» **Required work**: What number of lines in the material contain the word "this"? Give that number alone.

» **Input records**:
=======
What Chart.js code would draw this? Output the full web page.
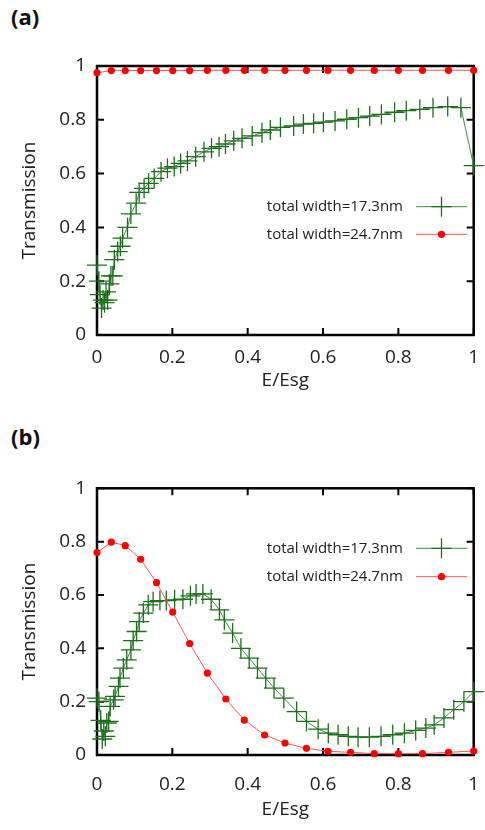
=======
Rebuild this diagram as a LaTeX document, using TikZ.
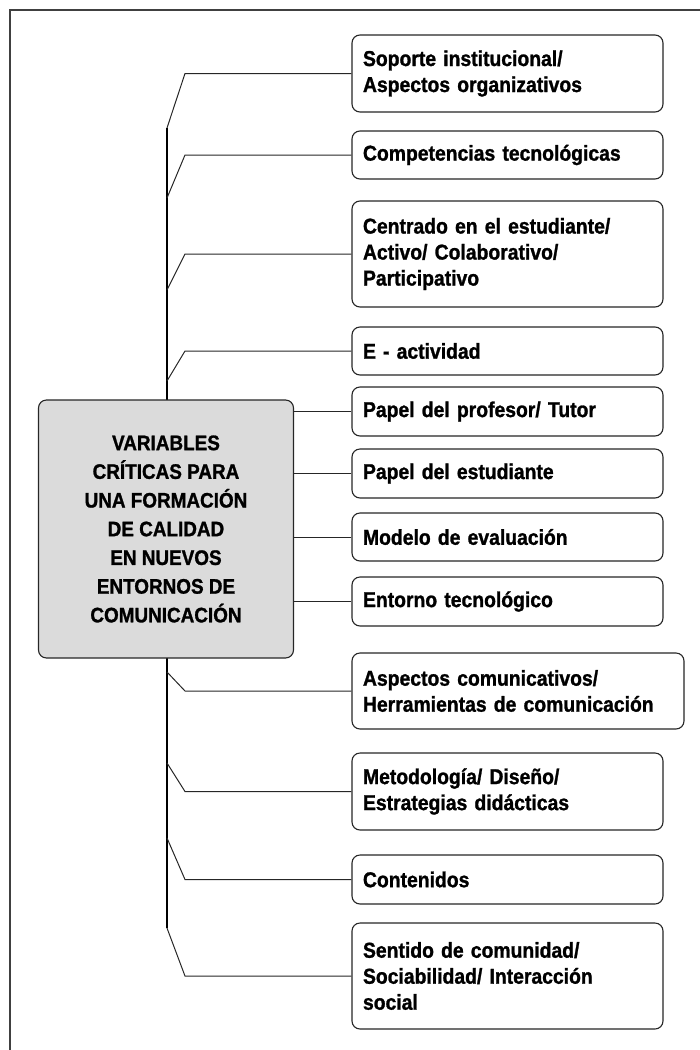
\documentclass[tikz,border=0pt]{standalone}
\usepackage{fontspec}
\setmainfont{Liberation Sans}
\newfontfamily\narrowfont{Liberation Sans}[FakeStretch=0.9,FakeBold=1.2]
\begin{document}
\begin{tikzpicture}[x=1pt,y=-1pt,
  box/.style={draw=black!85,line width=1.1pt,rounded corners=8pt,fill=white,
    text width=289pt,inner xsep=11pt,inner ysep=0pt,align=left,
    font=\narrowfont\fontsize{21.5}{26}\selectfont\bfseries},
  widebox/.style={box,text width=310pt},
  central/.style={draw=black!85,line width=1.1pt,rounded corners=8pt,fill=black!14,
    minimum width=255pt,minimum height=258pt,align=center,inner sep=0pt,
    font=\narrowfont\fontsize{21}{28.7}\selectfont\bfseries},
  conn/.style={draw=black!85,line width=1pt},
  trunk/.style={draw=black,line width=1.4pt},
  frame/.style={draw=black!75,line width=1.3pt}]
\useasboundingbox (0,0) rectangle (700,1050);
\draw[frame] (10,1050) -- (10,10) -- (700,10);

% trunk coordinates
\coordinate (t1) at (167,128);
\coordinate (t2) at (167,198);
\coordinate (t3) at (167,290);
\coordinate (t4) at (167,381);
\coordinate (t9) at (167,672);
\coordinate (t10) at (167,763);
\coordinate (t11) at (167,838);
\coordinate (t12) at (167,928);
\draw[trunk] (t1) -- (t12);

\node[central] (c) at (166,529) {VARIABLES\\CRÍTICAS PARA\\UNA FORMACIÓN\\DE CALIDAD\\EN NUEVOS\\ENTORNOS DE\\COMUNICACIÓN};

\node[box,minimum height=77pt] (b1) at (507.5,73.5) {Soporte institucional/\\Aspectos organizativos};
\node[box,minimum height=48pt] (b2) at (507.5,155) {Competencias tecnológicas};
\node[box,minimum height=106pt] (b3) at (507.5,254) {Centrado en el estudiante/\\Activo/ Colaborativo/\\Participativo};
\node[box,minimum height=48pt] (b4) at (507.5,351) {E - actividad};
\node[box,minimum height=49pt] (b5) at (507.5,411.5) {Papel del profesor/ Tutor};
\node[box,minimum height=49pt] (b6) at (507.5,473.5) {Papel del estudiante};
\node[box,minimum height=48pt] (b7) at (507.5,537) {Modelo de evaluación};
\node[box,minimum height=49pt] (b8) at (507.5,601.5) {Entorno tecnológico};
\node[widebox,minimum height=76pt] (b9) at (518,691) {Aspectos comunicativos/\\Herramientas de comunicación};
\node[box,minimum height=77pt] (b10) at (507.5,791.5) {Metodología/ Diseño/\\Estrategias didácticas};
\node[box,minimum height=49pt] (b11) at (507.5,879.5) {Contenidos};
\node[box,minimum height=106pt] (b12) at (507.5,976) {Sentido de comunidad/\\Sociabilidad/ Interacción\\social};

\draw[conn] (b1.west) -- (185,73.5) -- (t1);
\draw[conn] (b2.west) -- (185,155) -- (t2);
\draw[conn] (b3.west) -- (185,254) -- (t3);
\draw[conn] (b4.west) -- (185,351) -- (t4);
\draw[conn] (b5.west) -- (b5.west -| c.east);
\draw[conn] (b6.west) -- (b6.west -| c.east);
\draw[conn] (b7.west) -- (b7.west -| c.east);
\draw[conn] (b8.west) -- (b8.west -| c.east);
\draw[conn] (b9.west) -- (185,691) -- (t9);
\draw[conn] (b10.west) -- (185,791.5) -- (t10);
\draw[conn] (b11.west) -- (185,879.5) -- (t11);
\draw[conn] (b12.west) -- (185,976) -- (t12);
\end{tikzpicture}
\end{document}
=======
» **Written response**: 2